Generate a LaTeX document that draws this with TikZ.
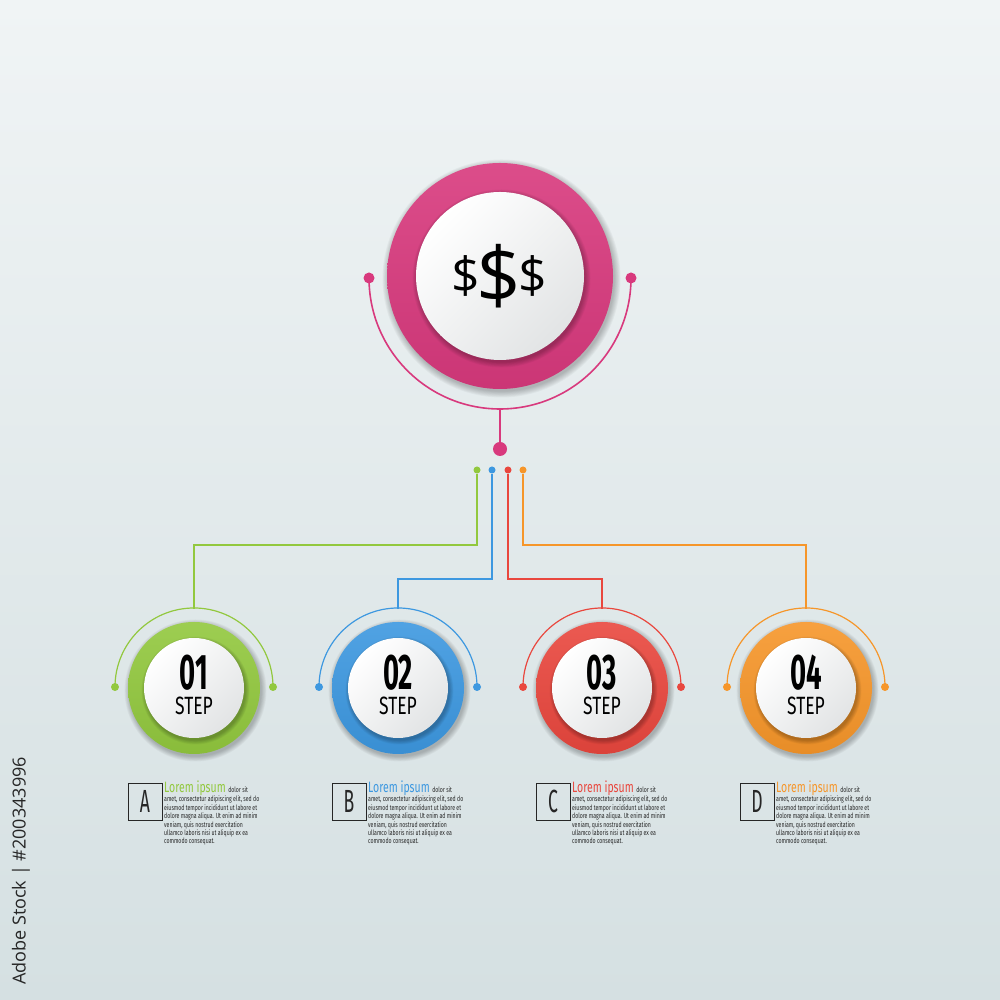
\documentclass[tikz,border=0pt]{standalone}
\usepackage{fontspec}
\setmainfont{Fira Sans}
\newfontfamily\numfont[FakeStretch=0.55]{Fira Sans}
\newfontfamily\condfont[FakeStretch=0.7]{Fira Sans}
\newfontfamily\dollarfont{Open Sans}
\newfontfamily\markfont{Open Sans}
\definecolor{pinkC}{HTML}{D8397D}
\definecolor{greenC}{HTML}{92C83E}
\definecolor{blueC}{HTML}{3D98E0}
\definecolor{redC}{HTML}{E9473E}
\definecolor{orangeC}{HTML}{F6962A}
\definecolor{bgTop}{HTML}{F0F4F5}
\definecolor{bgBot}{HTML}{D5E0E2}
\definecolor{discgray}{HTML}{E2E4E5}
\definecolor{txt}{HTML}{262626}
\newcommand\softshadow[4]{% x, y, radius, spread
  \foreach \k in {0,...,7}{\fill[black, opacity=0.03] (#1+1.5,#2-2.5) circle[radius=#3+#4-\k*#4/7];}}
\begin{document}
\begin{tikzpicture}[x=1pt,y=1pt,
  ring/.style={circle, inner sep=0pt, top color=#1!90!white, bottom color=#1!94!black},
  disc/.style={circle, inner sep=0pt, top color=white, bottom color=discgray, shading angle=45},
  dot/.style={circle, inner sep=0pt, fill=#1},
  conn/.style={line width=1.3pt},
  lbox/.style={draw=txt, line width=0.9pt, minimum width=34pt, minimum height=37pt, inner sep=0pt},
  para/.style={inner sep=0pt, anchor=north west, align=left, text=txt,
    font={\condfont\fontsize{7.4}{8.4}\selectfont}},
  steplabel/.style={inner sep=0pt, align=center, font={\condfont\fontsize{25}{25}\selectfont}},
]
\useasboundingbox (0,0) rectangle (1000,1000);
\shade[top color=bgTop, bottom color=bgBot] (0,0) rectangle (1000,1000);

% ---- top element
\softshadow{500}{724}{113}{6}
\node[ring=pinkC, minimum size=226pt] (topring) at (500,724) {};
\softshadow{500}{724}{84}{5}
\node[disc, minimum size=168pt] (topdisc) at (500,724) {};
\node[inner sep=0pt, anchor=base] (dollars) at (499,696)
  {\dollarfont\raisebox{10pt}{\fontsize{50}{50}\selectfont\$}\kern-3pt{\fontsize{78}{78}\selectfont\$}\kern-3pt\raisebox{10pt}{\fontsize{50}{50}\selectfont\$}};

\node[dot=pinkC, minimum size=11pt] (tdl) at (369,722) {};
\node[dot=pinkC, minimum size=11pt] (tdr) at (631,722) {};
\draw[pinkC, line width=1.6pt] (tdl.center) arc[start angle=180, end angle=360, radius=131] coordinate (tarcend);
\coordinate (tbot) at (500,591);
\node[dot=pinkC, minimum size=14pt] (hub) at (500,551) {};
\draw[pinkC, line width=1.6pt] (tbot) -- (hub);

% ---- small dots and connectors
\node[dot=greenC, minimum size=7pt] (gdot) at (477,530) {};
\node[dot=blueC, minimum size=7pt] (bdot) at (492,530) {};
\node[dot=redC, minimum size=7pt] (rdot) at (508,530) {};
\node[dot=orangeC, minimum size=7pt] (odot) at (523,530) {};
\coordinate (gcorner) at (194,455);
\coordinate (bcorner) at (398,421);
\coordinate (rcorner) at (602,421);
\coordinate (ocorner) at (806,455);
\coordinate (st1) at (194,391);
\coordinate (st2) at (398,391);
\coordinate (st3) at (602,391);
\coordinate (st4) at (806,391);
\draw[greenC, conn] (gdot) |- (gcorner) -- (st1);
\draw[blueC, conn] (bdot) |- (bcorner) -- (st2);
\draw[redC, conn] (rdot) |- (rcorner) -- (st3);
\draw[orangeC, conn] (odot) |- (ocorner) -- (st4);

% ---- steps
\foreach \i/\x/\c/\L/\num in {1/194/greenC/A/01, 2/398/blueC/B/02, 3/602/redC/C/03, 4/806/orangeC/D/04}{
  \softshadow{\x}{312}{66}{5}
  \node[ring=\c, minimum size=132pt] (sr\i) at (\x,312) {};
  \softshadow{\x}{312}{50}{4}
  \node[disc, minimum size=100pt] (sd\i) at (\x,312) {};
  \node[steplabel] (sn\i) at (\x,315)
    {{\numfont\bfseries\fontsize{50}{50}\selectfont \num}\\STEP};
  \node[dot=\c, minimum size=8pt] (sl\i) at (\x-79,313) {};
  \node[dot=\c, minimum size=8pt] (sR\i) at (\x+79,313) {};
  \draw[\c, line width=1.2pt] (sl\i.center) arc[start angle=180, end angle=0, radius=79];
  % text block
  \node[lbox] (box\i) at (\x-49,198.5) {\numfont\fontsize{32}{32}\selectfont\color{txt}\L};
  \node[inner sep=0pt, anchor=base west] (tt\i) at (\x-30,207)
    {\condfont\fontsize{15}{15}\selectfont\color{\c}Lorem ipsum\,{\fontsize{7.4}{7.4}\selectfont\color{txt} dolor sit}};
  \node[para] (tp\i) at (\x-30,204)
    {amet, consectetur adipiscing elit, sed do\\
     eiusmod tempor incididunt ut labore et\\
     dolore magna aliqua. Ut enim ad minim\\
     veniam, quis nostrud exercitation\\
     ullamco laboris nisi ut aliquip ex ea\\
     commodo consequat.};
}

% ---- side credit
\node[rotate=90, inner sep=0pt, text=txt] (credit) at (21,129)
  {\markfont\fontsize{18}{18}\selectfont Adobe Stock | \#200343996};
\end{tikzpicture}
\end{document}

══════════

What the exercise asks: Write out the listing word for word, omitting the pictures it holds.

Final answer:
Generate a LaTeX document that draws this with TikZ.
\documentclass[tikz,border=0pt]{standalone}
\usepackage{fontspec}
\setmainfont{Fira Sans}
\newfontfamily\numfont[FakeStretch=0.55]{Fira Sans}
\newfontfamily\condfont[FakeStretch=0.7]{Fira Sans}
\newfontfamily\dollarfont{Open Sans}
\newfontfamily\markfont{Open Sans}
\definecolor{pinkC}{HTML}{D8397D}
\definecolor{greenC}{HTML}{92C83E}
\definecolor{blueC}{HTML}{3D98E0}
\definecolor{redC}{HTML}{E9473E}
\definecolor{orangeC}{HTML}{F6962A}
\definecolor{bgTop}{HTML}{F0F4F5}
\definecolor{bgBot}{HTML}{D5E0E2}
\definecolor{discgray}{HTML}{E2E4E5}
\definecolor{txt}{HTML}{262626}
\newcommand\softshadow[4]{% x, y, radius, spread
  \foreach \k in {0,...,7}{\fill[black, opacity=0.03] (#1+1.5,#2-2.5) circle[radius=#3+#4-\k*#4/7];}}
\begin{document}
\begin{tikzpicture}[x=1pt,y=1pt,
  ring/.style={circle, inner sep=0pt, top color=#1!90!white, bottom color=#1!94!black},
  disc/.style={circle, inner sep=0pt, top color=white, bottom color=discgray, shading angle=45},
  dot/.style={circle, inner sep=0pt, fill=#1},
  conn/.style={line width=1.3pt},
  lbox/.style={draw=txt, line width=0.9pt, minimum width=34pt, minimum height=37pt, inner sep=0pt},
  para/.style={inner sep=0pt, anchor=north west, align=left, text=txt,
    font={\condfont\fontsize{7.4}{8.4}\selectfont}},
  steplabel/.style={inner sep=0pt, align=center, font={\condfont\fontsize{25}{25}\selectfont}},
]
\useasboundingbox (0,0) rectangle (1000,1000);
\shade[top color=bgTop, bottom color=bgBot] (0,0) rectangle (1000,1000);

% ---- top element
\softshadow{500}{724}{113}{6}
\node[ring=pinkC, minimum size=226pt] (topring) at (500,724) {};
\softshadow{500}{724}{84}{5}
\node[disc, minimum size=168pt] (topdisc) at (500,724) {};
\node[inner sep=0pt, anchor=base] (dollars) at (499,696)
  {\dollarfont\raisebox{10pt}{\fontsize{50}{50}\selectfont\$}\kern-3pt{\fontsize{78}{78}\selectfont\$}\kern-3pt\raisebox{10pt}{\fontsize{50}{50}\selectfont\$}};

\node[dot=pinkC, minimum size=11pt] (tdl) at (369,722) {};
\node[dot=pinkC, minimum size=11pt] (tdr) at (631,722) {};
\draw[pinkC, line width=1.6pt] (tdl.center) arc[start angle=180, end angle=360, radius=131] coordinate (tarcend);
\coordinate (tbot) at (500,591);
\node[dot=pinkC, minimum size=14pt] (hub) at (500,551) {};
\draw[pinkC, line width=1.6pt] (tbot) -- (hub);

% ---- small dots and connectors
\node[dot=greenC, minimum size=7pt] (gdot) at (477,530) {};
\node[dot=blueC, minimum size=7pt] (bdot) at (492,530) {};
\node[dot=redC, minimum size=7pt] (rdot) at (508,530) {};
\node[dot=orangeC, minimum size=7pt] (odot) at (523,530) {};
\coordinate (gcorner) at (194,455);
\coordinate (bcorner) at (398,421);
\coordinate (rcorner) at (602,421);
\coordinate (ocorner) at (806,455);
\coordinate (st1) at (194,391);
\coordinate (st2) at (398,391);
\coordinate (st3) at (602,391);
\coordinate (st4) at (806,391);
\draw[greenC, conn] (gdot) |- (gcorner) -- (st1);
\draw[blueC, conn] (bdot) |- (bcorner) -- (st2);
\draw[redC, conn] (rdot) |- (rcorner) -- (st3);
\draw[orangeC, conn] (odot) |- (ocorner) -- (st4);

% ---- steps
\foreach \i/\x/\c/\L/\num in {1/194/greenC/A/01, 2/398/blueC/B/02, 3/602/redC/C/03, 4/806/orangeC/D/04}{
  \softshadow{\x}{312}{66}{5}
  \node[ring=\c, minimum size=132pt] (sr\i) at (\x,312) {};
  \softshadow{\x}{312}{50}{4}
  \node[disc, minimum size=100pt] (sd\i) at (\x,312) {};
  \node[steplabel] (sn\i) at (\x,315)
    {{\numfont\bfseries\fontsize{50}{50}\selectfont \num}\\STEP};
  \node[dot=\c, minimum size=8pt] (sl\i) at (\x-79,313) {};
  \node[dot=\c, minimum size=8pt] (sR\i) at (\x+79,313) {};
  \draw[\c, line width=1.2pt] (sl\i.center) arc[start angle=180, end angle=0, radius=79];
  % text block
  \node[lbox] (box\i) at (\x-49,198.5) {\numfont\fontsize{32}{32}\selectfont\color{txt}\L};
  \node[inner sep=0pt, anchor=base west] (tt\i) at (\x-30,207)
    {\condfont\fontsize{15}{15}\selectfont\color{\c}Lorem ipsum\,{\fontsize{7.4}{7.4}\selectfont\color{txt} dolor sit}};
  \node[para] (tp\i) at (\x-30,204)
    {amet, consectetur adipiscing elit, sed do\\
     eiusmod tempor incididunt ut labore et\\
     dolore magna aliqua. Ut enim ad minim\\
     veniam, quis nostrud exercitation\\
     ullamco laboris nisi ut aliquip ex ea\\
     commodo consequat.};
}

% ---- side credit
\node[rotate=90, inner sep=0pt, text=txt] (credit) at (21,129)
  {\markfont\fontsize{18}{18}\selectfont Adobe Stock | \#200343996};
\end{tikzpicture}
\end{document}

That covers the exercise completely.